I am a bit like Auster’s man in the dark, August Bill. I am a bad sleeper at times, especially when I am preoccupied with something (work, family, relationships, anything under the sun really), when I will spend the night tossing and turning, going over the issues, pushing them away or going round them, trying to ignore them by thinking about other things, or sometimes I will simply avoid the issues by writing.
Bill, in order to avoid thinking about the things he would rather forget, tells himself stories. What he does not want to think about is the death of his wife Sonya nor about the misery of his daughter whose husband left her, or the gruel death of his granddaughter’s boyfriend. Nevertheless, as he imagines the parallel world of a man waking up in an America that is at war with itself and not with Iraq, where the Twin Towers have not come down, but where people kill each other across different states, his own story keeps intruding.
In the early hours of the morning his granddaughter, also sleepless, finds her way to his room and gently prods him to tell more about her grandmother and about their relationship.
In a way, this book evokes an imaginary world within the fiction of the novel and so resembles our own lives, where we make up stories when we cannot sleep, or imagine a life different from what it is –’ if only’…

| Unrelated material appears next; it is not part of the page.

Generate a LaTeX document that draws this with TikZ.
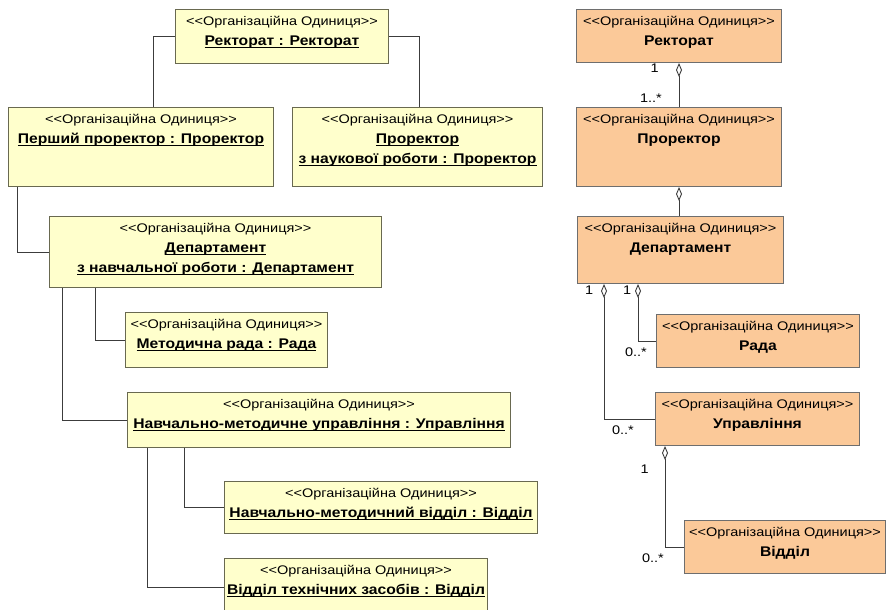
\documentclass[tikz,border=0pt]{standalone}
\usepackage{fontspec}
\setmainfont{Liberation Sans}
\newfontfamily\stereoFamily{Liberation Sans}[FakeStretch=1.16]
\newfontfamily\nameFamily{Liberation Sans}[FakeStretch=1.12]
\usepackage{xcolor}
\usepackage{tikz}
\usetikzlibrary{positioning}
\usetikzlibrary{arrows.meta}

\definecolor{objFill}{RGB}{255,255,204}
\definecolor{objLine}{RGB}{105,105,80}
\definecolor{clsFill}{RGB}{251,201,153}
\definecolor{clsLine}{RGB}{110,110,110}
\definecolor{wireGray}{RGB}{60,60,60}

% Text of the boxes
\newsavebox{\nameBox}
\newcommand{\stereoLine}{{\stereoFamily\fontsize{12.5}{20}\selectfont <{}<Організаційна Одиниця>{}>}}
\newcommand{\objName}[1]{{\nameFamily\bfseries\fontsize{14}{20}\selectfont
    \sbox{\nameBox}{#1}\rlap{\rule[-3pt]{\wd\nameBox}{1.3pt}}\usebox{\nameBox}}}
\newcommand{\clsName}[1]{{\nameFamily\bfseries\fontsize{14}{20}\selectfont #1}}

\begin{document}
\begin{tikzpicture}[x=1pt, y=-1pt,
        objbox/.style={draw=objLine, fill=objFill, line width=1pt, inner sep=0pt, anchor=north west},
        clsbox/.style={draw=clsLine, fill=clsFill, line width=1pt, inner sep=0pt, anchor=north west},
        boxtext/.style={align=center, inner sep=1pt, font=\fontsize{13}{20}\selectfont},
        wire/.style={draw=wireGray, line width=0.9pt},
        agg/.style={wire, {Diamond[open, length=14pt, width=6pt]}-},
        mult/.style={inner sep=1pt, font=\stereoFamily\fontsize{12.5}{14}\selectfont}]

        \useasboundingbox (0,0) rectangle (886,610);

        % Object diagram
        \node[objbox, minimum width=213pt, minimum height=54pt] (rek) at (175,9) {};
        \node[objbox, minimum width=265pt, minimum height=79pt] (pers) at (8,107) {};
        \node[objbox, minimum width=250pt, minimum height=79pt] (pron) at (292,107) {};
        \node[objbox, minimum width=332pt, minimum height=71pt] (dep) at (49,216) {};
        \node[objbox, minimum width=202pt, minimum height=55pt] (metrada) at (125,312) {};
        \node[objbox, minimum width=383pt, minimum height=55pt] (nmu) at (127,392) {};
        \node[objbox, minimum width=313pt, minimum height=52pt] (nmv) at (224,481) {};
        \node[objbox, minimum width=263pt, minimum height=58pt] (vtz) at (224,558) {};

        \node[boxtext, below=6pt of rek.north] (rektxt) {\stereoLine\\\objName{Ректорат : Ректорат}};
        \node[boxtext, below=6pt of pers.north] (perstxt) {\stereoLine\\\objName{Перший проректор : Проректор}};
        \node[boxtext, below=6pt of pron.north] (prontxt) {\stereoLine\\\objName{Проректор}\\\objName{з наукової роботи : Проректор}};
        \node[boxtext, below=6pt of dep.north] (deptxt) {\stereoLine\\\objName{Департамент}\\\objName{з навчальної роботи : Департамент}};
        \node[boxtext, below=6pt of metrada.north] (metradatxt) {\stereoLine\\\objName{Методична рада : Рада}};
        \node[boxtext, below=6pt of nmu.north] (nmutxt) {\stereoLine\\\objName{Навчально-методичне управління : Управління}};
        \node[boxtext, below=6pt of nmv.north] (nmvtxt) {\stereoLine\\\objName{Навчально-методичний відділ : Відділ}};
        \node[boxtext, below=6pt of vtz.north] (vtztxt) {\stereoLine\\\objName{Відділ технічних засобів : Відділ}};

        \draw[wire] (rek.west) -| ([xshift=12pt]pers.north);
        \draw[wire] (rek.east) -| ([xshift=2pt]pron.north);
        \draw[wire] ([xshift=9pt]pers.south west) |- (dep.west);
        \draw[wire] ([xshift=46pt]dep.south west) |- (metrada.west);
        \draw[wire] ([xshift=13pt]dep.south west) |- (nmu.west);
        \draw[wire] ([xshift=57pt]nmu.south west) |- (nmv.west);
        \draw[wire] ([xshift=20pt]nmu.south west) |- (vtz.west);

        % Class diagram
        \node[clsbox, minimum width=205pt, minimum height=53pt] (rrek) at (576,9) {};
        \node[clsbox, minimum width=205pt, minimum height=79pt] (rpro) at (576,107) {};
        \node[clsbox, minimum width=206pt, minimum height=67pt] (rdep) at (577,216) {};
        \node[clsbox, minimum width=203pt, minimum height=53pt] (rada) at (656,314) {};
        \node[clsbox, minimum width=204pt, minimum height=53pt] (rupr) at (655,392) {};
        \node[clsbox, minimum width=201pt, minimum height=53pt] (rvid) at (684,520) {};

        \node[boxtext, below=6pt of rrek.north] (rrektxt) {\stereoLine\\\clsName{Ректорат}};
        \node[boxtext, below=6pt of rpro.north] (rprotxt) {\stereoLine\\\clsName{Проректор}};
        \node[boxtext, below=6pt of rdep.north] (rdeptxt) {\stereoLine\\\clsName{Департамент}};
        \node[boxtext, below=6pt of rada.north] (radatxt) {\stereoLine\\\clsName{Рада}};
        \node[boxtext, below=6pt of rupr.north] (ruprtxt) {\stereoLine\\\clsName{Управління}};
        \node[boxtext, below=6pt of rvid.north] (rvidtxt) {\stereoLine\\\clsName{Відділ}};

        \draw[agg] (rrek.south) -- (rpro.north);
        \draw[agg] (rpro.south) -- (rpro.south |- rdep.north);
        \draw[agg] ([xshift=61pt]rdep.south west) |- (rada.west);
        \draw[agg] ([xshift=27pt]rdep.south west) |- (rupr.west);
        \draw[agg] ([xshift=10pt]rupr.south west) |- (rvid.west);

        % Multiplicities
        \node[mult, below left=0pt and 19pt of rrek.south] (mrek) {1};
        \node[mult, above left=3pt and 16pt of rpro.north] (mpro) {1..*};
        \node[mult, below right=1pt and 7pt of rdep.south west] (mdepa) {1};
        \node[mult, below right=1pt and 45pt of rdep.south west] (mdepb) {1};
        \node[mult, below left=6pt and 8pt of rada.west] (mrada) {0..*};
        \node[mult, below left=6pt and 20pt of rupr.west] (mupr) {0..*};
        \node[mult, below left=18pt and 5pt of rupr.south west] (muprb) {1};
        \node[mult, below left=6pt and 19pt of rvid.west] (mvid) {0..*};

\end{tikzpicture}
\end{document}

As I write this review I cannot help thinking of the very clever and entertaining film ‘Inception’ where we are introduced into stories that represent different levels of dreams and at the end are left to wonder whether there is in fact a reality at all. Great film, by the way.
I liked Auster’s book very much and read it in two sessions. It is a gentle story about human frailty and loss but also about the strong bonds that exist between the surviving members of this family.